For dessert, we had fruit, and flourless chocolate cake, and gooey butter cake (thank you, John McGuire–my former colleague–who innocently posted something about this cake on Facebook and has ruined me forever. No, there’s no cheese in the cake, as many people who’ve tried it ask. It’s butter. Just butter and sugar and more butter and SO MUCH BUTTER), and banana bread with chocolate and cinnamon-sugar, and chocolate toffee and peppermint bark, and cookies: chocolate chip, and sugar, and oatmeal/cranberry/white chocolate (thanks to my friend Kate for that one), and cranberry sandies. There was so much. Too much. Why?
Because I love it. Because to me having lots of food and baking with my children are just as important as reading books and teaching them their manners. And around the holidays, food preparation is how I show people I care. I want them to be comfortable. I don’t want them to be wanting. So I make sure they’re fed. And in the weeks leading up to Christmas, I think that preparing food is as much of a tradition as decorating the tree, and wrapping gifts. We do all of these as a family. They’re ways to get stuff done while spending time with the kiddos. At least that’s what I tell myself. I also selfishly love to get all creative-y and play with colored sugar and experiment. It’s fun. The dishes, not so much. But you take what you can get.

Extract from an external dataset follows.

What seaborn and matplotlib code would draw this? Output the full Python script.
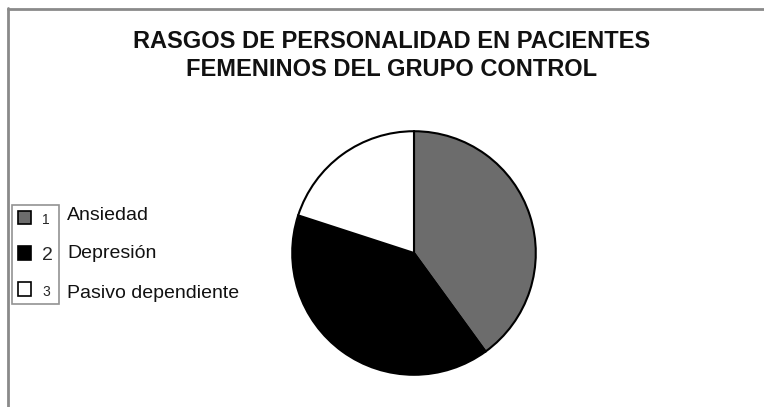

So did I make too much? Um, yeah. We’ve been eating nothing but biscuits and cookies for days. Did I mention the bread pudding and bacon and scones I made for Christmas morning breakfast, even though it was just the four of us and I may very well be insane?

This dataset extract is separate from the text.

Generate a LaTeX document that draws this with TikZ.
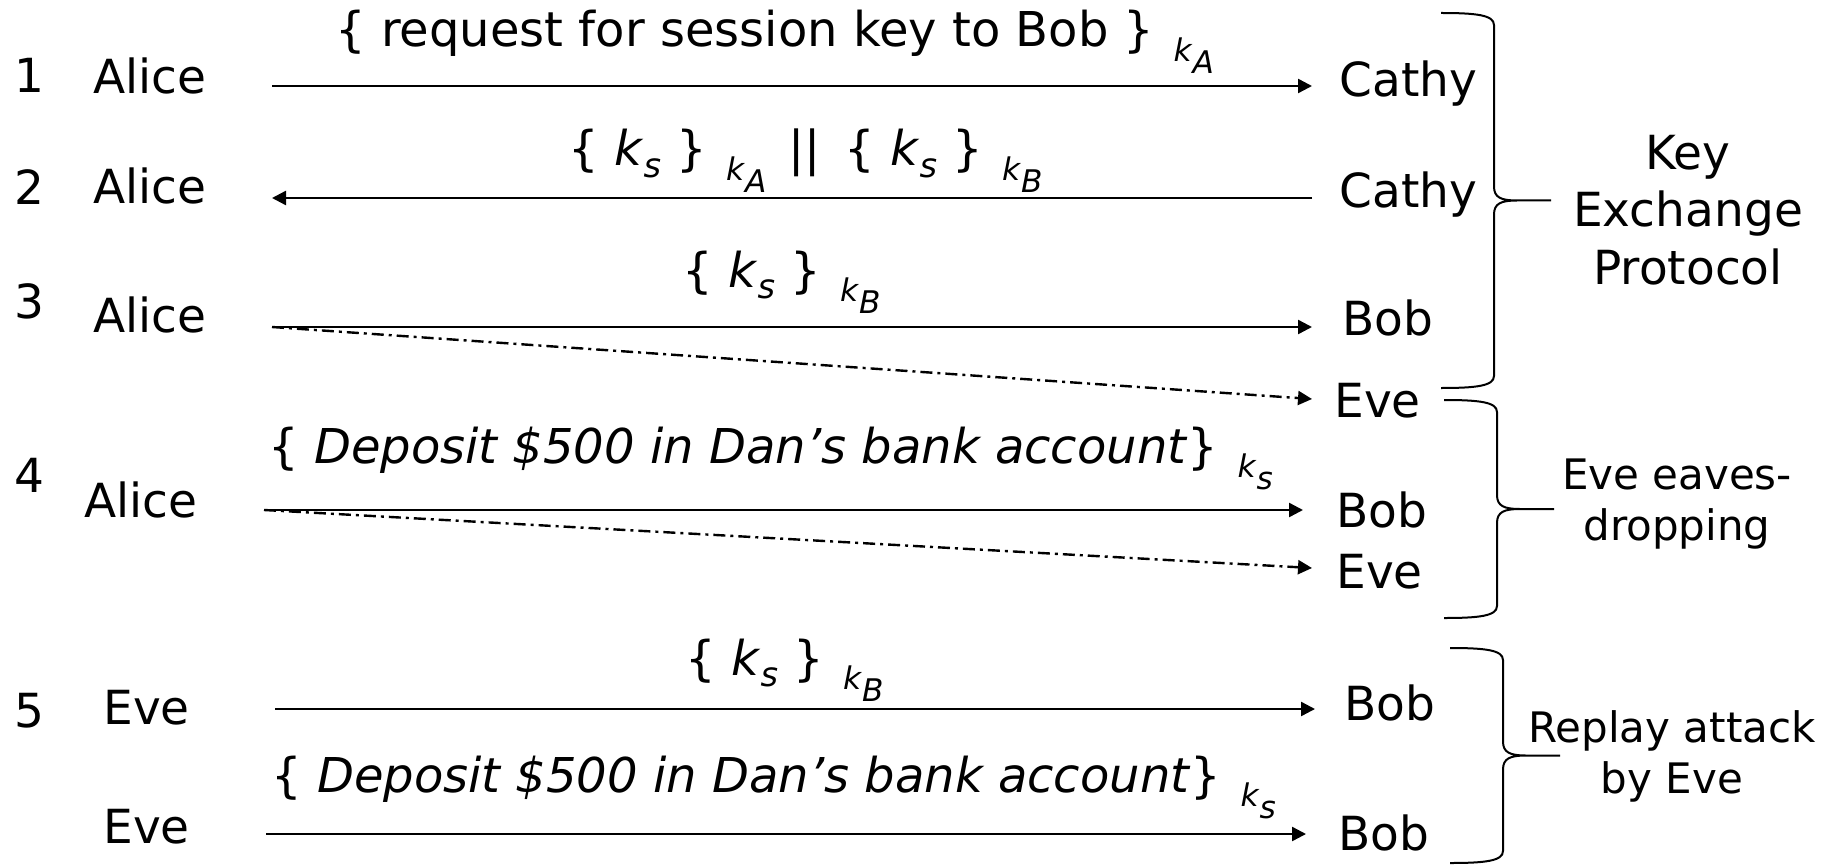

We overestimated a lot this year. Our Christmas tree takes up most of our living room. We had a bit of a Griswoldian moment picking it out, but it’s lovely, even if you can’t see anyone else in the room if you stand beside it.

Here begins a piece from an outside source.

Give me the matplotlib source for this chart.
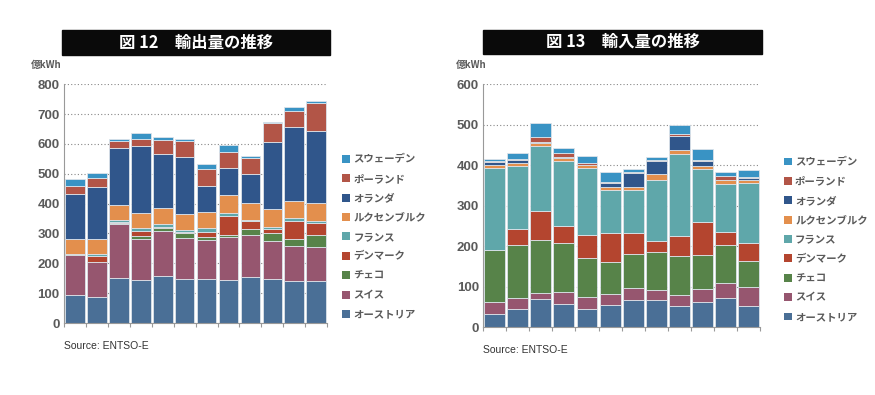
import matplotlib
matplotlib.use("Agg")
import matplotlib.pyplot as plt
import numpy as np
from matplotlib.patches import Rectangle, Patch

plt.rcParams['font.family'] = ['Noto Sans CJK JP', 'DejaVu Sans']

countries = ["オーストリア", "スイス", "チェコ", "デンマーク", "フランス",
             "ルクセンブルク", "オランダ", "ポーランド", "スウェーデン"]
colors = ["#4a6f96", "#96566f", "#578349", "#b4452f", "#5fa7aa",
          "#e38f4d", "#30568b", "#b25547", "#3993c4"]

# cumulative tops per bar (億kWh), bottom to top
export_cum = [
    [94, 229, 230, 231, 233, 281, 431, 460, 484],
    [86, 206, 206, 226, 231, 281, 456, 487, 501],
    [150, 331, 335, 339, 344, 394, 587, 611, 616],
    [144, 282, 290, 310, 318, 368, 592, 618, 638],
    [158, 309, 318, 323, 332, 384, 566, 614, 624],
    [146, 285, 300, 305, 312, 365, 555, 609, 618],
    [146, 279, 287, 304, 320, 372, 460, 517, 531],
    [144, 287, 296, 360, 369, 429, 518, 573, 596],
    [156, 296, 314, 343, 345, 402, 500, 552, 558],
    [147, 274, 302, 314, 323, 381, 606, 669, 672],
    [142, 258, 281, 341, 352, 409, 655, 710, 722],
    [142, 256, 296, 334, 343, 402, 643, 738, 744],
]
import_cum = [
    [33, 63, 190, 190, 394, 400, 407, 410, 415],
    [44, 72, 202, 243, 398, 405, 412, 416, 429],
    [69, 85, 214, 286, 448, 455, 458, 469, 503],
    [56, 86, 207, 250, 411, 418, 421, 429, 443],
    [44, 75, 170, 227, 393, 400, 401, 404, 423],
    [54, 82, 161, 232, 339, 345, 356, 358, 382],
    [68, 97, 181, 232, 338, 345, 380, 382, 391],
    [66, 91, 185, 213, 363, 377, 409, 412, 420],
    [52, 80, 175, 224, 428, 438, 471, 476, 498],
    [63, 93, 177, 260, 391, 399, 410, 412, 440],
    [73, 108, 203, 235, 354, 364, 364, 373, 384],
    [53, 99, 162, 208, 356, 364, 369, 371, 389],
]

grey = "#5a5a5a"
W, H = 875, 395


def draw_panel(ax, cum, ymax, title, box, unit_x, leg_x):
    cum = np.array(cum, dtype=float)
    seg = np.diff(np.hstack([np.zeros((cum.shape[0], 1)), cum]), axis=1)
    x = np.arange(cum.shape[0])
    bottom = np.zeros(cum.shape[0])
    for i in range(seg.shape[1]):
        ax.bar(x, seg[:, i], bottom=bottom, width=0.9, color=colors[i],
               edgecolor="#dce3ea", linewidth=0.6)
        bottom += seg[:, i]
    ax.set_xlim(-0.5, len(x) - 0.5)
    ax.set_ylim(0, ymax)
    ax.set_yticks(np.arange(0, ymax + 1, 100))
    ax.yaxis.grid(True, linestyle=(0, (1, 2)), color="#888888", linewidth=0.8)
    ax.set_axisbelow(True)
    ax.set_xticks(np.arange(-0.5, len(x), 1))
    ax.set_xticklabels([])
    ax.tick_params(axis="x", length=3, color="#999999", direction="out")
    ax.tick_params(axis="y", length=0, pad=3, labelsize=9.5, labelcolor=grey)
    for s in ["top", "right"]:
        ax.spines[s].set_visible(False)
    ax.spines["left"].set_color("#999999")
    ax.spines["bottom"].set_color("#999999")
    for lbl in ax.get_yticklabels():
        lbl.set_fontweight("bold")
        lbl.set_family(["Liberation Sans", "DejaVu Sans"])
    ax.text(unit_x, 1.08, "億kWh", transform=ax.transAxes, fontsize=7,
            color=grey, fontweight="bold", ha="center", va="center")
    ax.text(0.0, -0.075, "Source: ENTSO-E", transform=ax.transAxes,
            fontsize=7.5, color="#333333", ha="left", va="top",
            family=["Liberation Sans", "DejaVu Sans"])

    # black title box
    x0, y0, x1, y1 = box
    ax.figure.patches.append(Rectangle((x0 / W, 1 - y1 / H), (x1 - x0) / W,
                                       (y1 - y0) / H,
                                       transform=ax.figure.transFigure,
                                       color="#0a0a0a"))
    ax.figure.text((x0 + x1) / 2 / W, 1 - (y0 + y1) / 2 / H, title,
                   color="white", fontsize=11.8, fontweight="bold",
                   ha="center", va="center")

    handles = [Patch(facecolor=colors[i], edgecolor="none") for i in range(8, -1, -1)]
    labels = [countries[i] for i in range(8, -1, -1)]
    leg = ax.legend(handles, labels, loc="center left",
                    bbox_to_anchor=(leg_x, 0.36),
                    frameon=False, fontsize=7.5, handlelength=0.8,
                    handleheight=0.8, handletextpad=0.3, labelspacing=0.9)
    for t in leg.get_texts():
        t.set_color(grey)
        t.set_fontweight("bold")


fig = plt.figure(figsize=(8.75, 3.95), dpi=100)
ax1 = fig.add_axes([0.073, 0.182, 0.301, 0.605])
ax2 = fig.add_axes([0.552, 0.172, 0.317, 0.615])

draw_panel(ax1, export_cum, 800, "図 12　輸出量の推移", (62, 30, 330, 55),
           -0.068, 1.02)
draw_panel(ax2, import_cum, 600, "図 13　輸入量の推移", (483, 30, 762, 54),
           -0.043, 1.05)

fig.savefig("out.png", dpi=100)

But there’s one chair beside it that’s sort of wedged into a corner at the moment, and if you sit in that, all you really see is the tree, and the view from our picture window. It’s one of my favorite spots right now. From there you see our favorite ornaments: the crystal snowflake my high school friend gave to us for our wedding, the brass Celtic cross my aunt gave to me in high school, the paper plate angel Saoirse crafted in school this year. I see a map of our family life together, David’s and mine, and laugh at how there are no ornamaents on the bottom half of the tree because the girls keep using them for shotput practice. I hear Saoirse calling out, “Happy Merry Christmas!!” to whomever walks by, and realize again that, when it comes down to brass tacks (tacks, right? Not knuckles. That’d be a whole different analogy), life is pretty darned good when you just stick to what you see in front of you.
Christmas was overwhelming this year. Not just because I spent four weeks leading up to it glued to either the sink, my stand mixer, or the oven. Not because there’s always that tamping down of grief when you’re missing people who won’t be with you. But there was just so much of everything. So many plans, so much food, so many gifts. It’s a lot. David and I try to do as much as we can for charity throughout the year (do I sound all richie-rich philanthropist? Why not?), and especially at the holidays, but it wasn’t enough this year, I don’t think, not in comparison to what we gave and received. Even Quinn melted down halfway through Christmas morning–too many presents, too much wrapping paper. We ended up putting her in her crib for an hour around 10 o’clock, and she happily curled up into fetal position, talking to herself, until she’d calmed down. Right before that, I’d offered Saoirse the stocking Santa had left for her–and she told me she didn’t want to see what was inside, that she already had enough gifts. Next year will be simpler, I think. It needs to be. I think that, once again, our children know what’s right.
It’s still a heckuva lot of fun to do all the cooking and baking, though. Especially now that I have two little people to help measure ingredients and taste-test along the way. And I’d do it again, even if the only one who ate most of the desserts after that huge dinner was, well, me. And we’ll probably still be up to 3 a.m. next year putting together some “big” gift for our children, because it’s just too much fun to see their faces light up on Christmas morning. And David really likes the excuse to go play with the girls’s cars and blocks. But don’t tell him I told you.
I got Quinn up from her nap yesterday afternoon, and she still seemed sort of exhausted. We’d had a whirlwind three days of family visits and outings and travel, and she’s still getting over a doozy of a cold. I put her on the changing table to take off her diaper, bracing myself for a struggle. She’s at that stage where she’ll twist and fight and writhe because she hates the table so much (granted, she’s about twice as long as the thing now because we’re raising giants), but this time she was quiet, looking at me, sucking her thumb like she does when she sleeps. And then she reached her arms up to me. “I want a ho,” she said. “Uh. What was that, sweetie?” I replied. “I want a ho,” she said again. “Oh,” I realized. “You want a hug.” She smiled. “Yeah. A ho.” And she wrapped her little arms around my neck, calm and warm and quiet.
Happy Merry Christmas, anyone. I hope you enjoyed your holiday. Oh, and if you’re hungry, feel free to stop on by. I’m sure we still have some of that butter cake lying around. I certainly made enough.